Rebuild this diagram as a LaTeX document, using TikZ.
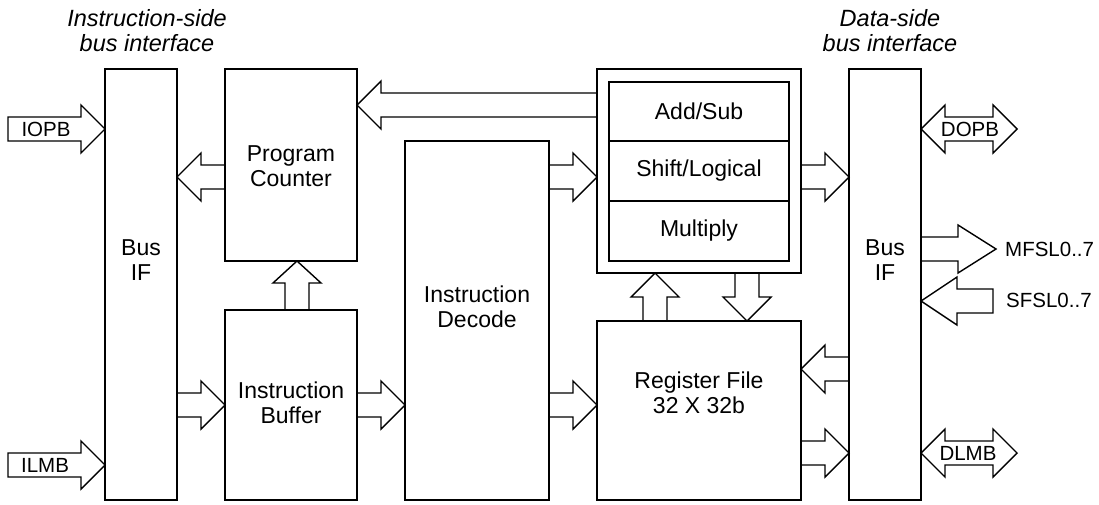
\documentclass[tikz,border=0pt]{standalone}
\usepackage{fontspec}
\setmainfont{Liberation Sans}
\usetikzlibrary{calc}
% single fat arrow: [head length]{tail}{tip}
\newcommand\fatarr[3][24pt]{%
  \coordinate (fh) at ($(#3)!#1!(#2)$);
  \draw[fat] ($(#2)!12pt!90:(#3)$) -- ($(fh)!12pt!90:(#3)$) -- ($(fh)!24pt!90:(#3)$) -- (#3)
     -- ($(fh)!24pt!-90:(#3)$) -- ($(fh)!12pt!-90:(#3)$) -- ($(#2)!12pt!-90:(#3)$) -- cycle;
}
% double fat arrow
\newcommand\fatdbl[2]{%
  \coordinate (fa) at ($(#1)!24pt!(#2)$);
  \coordinate (fb) at ($(#2)!24pt!(#1)$);
  \draw[fat] (#1) -- ($(fa)!24pt!90:(#2)$) -- ($(fa)!12pt!90:(#2)$) -- ($(fb)!12pt!90:(#2)$)
     -- ($(fb)!24pt!90:(#2)$) -- (#2) -- ($(fb)!24pt!-90:(#2)$) -- ($(fb)!12pt!-90:(#2)$)
     -- ($(fa)!12pt!-90:(#2)$) -- ($(fa)!24pt!-90:(#2)$) -- cycle;
}
\begin{document}
\begin{tikzpicture}[x=1pt,y=-1pt,
  box/.style={draw,line width=2.8pt,inner sep=0pt,outer sep=0pt},
  cell/.style={draw,line width=1.6pt,inner sep=0pt,outer sep=0pt,minimum width=180pt,font=\fontsize{23}{25}\selectfont},
  fat/.style={line width=1.4pt,line join=miter},
  txt/.style={font=\fontsize{23}{25}\selectfont,align=center,inner sep=0pt},
  lab/.style={font=\fontsize{20.5}{24}\selectfont,inner sep=0pt},
  hdr/.style={font=\fontsize{23.5}{25}\selectfont\itshape,align=center,inner sep=0pt}]
\useasboundingbox (0,0) rectangle (1099,504);

% boxes
\node[box,minimum width=72pt,minimum height=431pt] (busL) at (141,284.5) {};
\node[box,minimum width=132pt,minimum height=192pt] (pc) at (291,165) {};
\node[box,minimum width=132pt,minimum height=190pt] (ib) at (291,405) {};
\node[box,minimum width=144pt,minimum height=359pt] (id) at (477,320.5) {};
\node[box,minimum width=204pt,minimum height=204pt] (alu) at (699,171) {};
\node[cell,minimum height=59pt] (add) at (699,111.5) {Add/Sub};
\node[cell,minimum height=60pt] (shift) at (699,171) {Shift/Logical};
\node[cell,minimum height=60pt] (mult) at (699,231) {Multiply};
\node[box,minimum width=204pt,minimum height=179pt] (rf) at (699,410.5) {};
\node[box,minimum width=72pt,minimum height=431pt] (busR) at (885,284.5) {};

% texts
\node[txt] (busLt) at (141,260) {Bus\\IF};
\node[txt] (pct) at (291,166) {Program\\Counter};
\node[txt] (ibt) at (291,403) {Instruction\\Buffer};
\node[txt] (idt) at (477,307) {Instruction\\Decode};
\node[txt] (rft) at (699,393) {Register File\\32 X 32b};
\node[txt] (busRt) at (885,260) {Bus\\IF};
\node[hdr] (h1) at (147,31) {Instruction-side\\bus interface};
\node[hdr] (h2) at (890,31) {Data-side\\bus interface};

% arrow end points
\coordinate (iopbT) at (8,129);
\coordinate (iopbH) at (busL.west |- 0,129);
\coordinate (ilmbT) at (8,465);
\coordinate (ilmbH) at (busL.west |- 0,465);
\coordinate (pcO) at (pc.west |- 0,177);
\coordinate (busLi) at (busL.east |- 0,177);
\coordinate (busLo) at (busL.east |- 0,405);
\coordinate (ibIn) at (ib.west |- 0,405);
\coordinate (ibUp) at (ib.north -| 297,0);
\coordinate (pcIn) at (pc.south -| 297,0);
\coordinate (ibOut) at (ib.east |- 0,405);
\coordinate (idIn) at (id.west |- 0,405);
\coordinate (aluPc) at (alu.west |- 0,105);
\coordinate (pcAlu) at (pc.east |- 0,105);
\coordinate (idOut1) at (id.east |- 0,177);
\coordinate (aluIn) at (alu.west |- 0,177);
\coordinate (aluOut) at (alu.east |- 0,177);
\coordinate (busRin) at (busR.west |- 0,177);
\coordinate (rfUp) at (rf.north -| 655,0);
\coordinate (aluUp) at (alu.south -| 655,0);
\coordinate (aluDn) at (alu.south -| 747,0);
\coordinate (rfDn) at (rf.north -| 747,0);
\coordinate (idOut2) at (id.east |- 0,405);
\coordinate (rfIn) at (rf.west |- 0,405);
\coordinate (busRo) at (busR.west |- 0,369);
\coordinate (rfIn2) at (rf.east |- 0,369);
\coordinate (rfOut) at (rf.east |- 0,453);
\coordinate (busRin2) at (busR.west |- 0,453);
\coordinate (dopbA) at (busR.east |- 0,129);
\coordinate (dopbB) at (1017,129);
\coordinate (dlmbA) at (busR.east |- 0,453);
\coordinate (dlmbB) at (1017,453);
\coordinate (mfslA) at (busR.east |- 0,249);
\coordinate (mfslB) at (996,249);
\coordinate (sfslA) at (993,301);
\coordinate (sfslB) at (busR.east |- 0,301);

% fat arrows
\fatarr{iopbT}{iopbH}
\fatarr{ilmbT}{ilmbH}
\fatarr{pcO}{busLi}
\fatarr{busLo}{ibIn}
\fatarr[22pt]{ibUp}{pcIn}
\fatarr{ibOut}{idIn}
\fatarr{aluPc}{pcAlu}
\fatarr{idOut1}{aluIn}
\fatarr{aluOut}{busRin}
\fatarr{rfUp}{aluUp}
\fatarr{aluDn}{rfDn}
\fatarr{idOut2}{rfIn}
\fatarr{busRo}{rfIn2}
\fatarr{rfOut}{busRin2}
\fatdbl{dopbA}{dopbB}
\fatdbl{dlmbA}{dlmbB}
\fatarr[38pt]{mfslA}{mfslB}
\fatarr[36pt]{sfslA}{sfslB}

% arrow labels
\node[lab] (iopb) at (46,129) {IOPB};
\node[lab] (ilmb) at (45,465) {ILMB};
\node[lab] (dopb) at (970,129) {DOPB};
\node[lab] (dlmb) at (968,453) {DLMB};
\node[lab,anchor=west] (mfsl) at (1005,249) {MFSL0..7};
\node[lab,anchor=west] (sfsl) at (1006,300) {SFSL0..7};
\end{tikzpicture}
\end{document}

## THE TASK
Skip every picture and return the lines above from the top through the one that contains "(0,0) rectangle (1099,504);".

## ANSWER FOR THE TASK
Rebuild this diagram as a LaTeX document, using TikZ.
\documentclass[tikz,border=0pt]{standalone}
\usepackage{fontspec}
\setmainfont{Liberation Sans}
\usetikzlibrary{calc}
% single fat arrow: [head length]{tail}{tip}
\newcommand\fatarr[3][24pt]{%
  \coordinate (fh) at ($(#3)!#1!(#2)$);
  \draw[fat] ($(#2)!12pt!90:(#3)$) -- ($(fh)!12pt!90:(#3)$) -- ($(fh)!24pt!90:(#3)$) -- (#3)
     -- ($(fh)!24pt!-90:(#3)$) -- ($(fh)!12pt!-90:(#3)$) -- ($(#2)!12pt!-90:(#3)$) -- cycle;
}
% double fat arrow
\newcommand\fatdbl[2]{%
  \coordinate (fa) at ($(#1)!24pt!(#2)$);
  \coordinate (fb) at ($(#2)!24pt!(#1)$);
  \draw[fat] (#1) -- ($(fa)!24pt!90:(#2)$) -- ($(fa)!12pt!90:(#2)$) -- ($(fb)!12pt!90:(#2)$)
     -- ($(fb)!24pt!90:(#2)$) -- (#2) -- ($(fb)!24pt!-90:(#2)$) -- ($(fb)!12pt!-90:(#2)$)
     -- ($(fa)!12pt!-90:(#2)$) -- ($(fa)!24pt!-90:(#2)$) -- cycle;
}
\begin{document}
\begin{tikzpicture}[x=1pt,y=-1pt,
  box/.style={draw,line width=2.8pt,inner sep=0pt,outer sep=0pt},
  cell/.style={draw,line width=1.6pt,inner sep=0pt,outer sep=0pt,minimum width=180pt,font=\fontsize{23}{25}\selectfont},
  fat/.style={line width=1.4pt,line join=miter},
  txt/.style={font=\fontsize{23}{25}\selectfont,align=center,inner sep=0pt},
  lab/.style={font=\fontsize{20.5}{24}\selectfont,inner sep=0pt},
  hdr/.style={font=\fontsize{23.5}{25}\selectfont\itshape,align=center,inner sep=0pt}]
\useasboundingbox (0,0) rectangle (1099,504);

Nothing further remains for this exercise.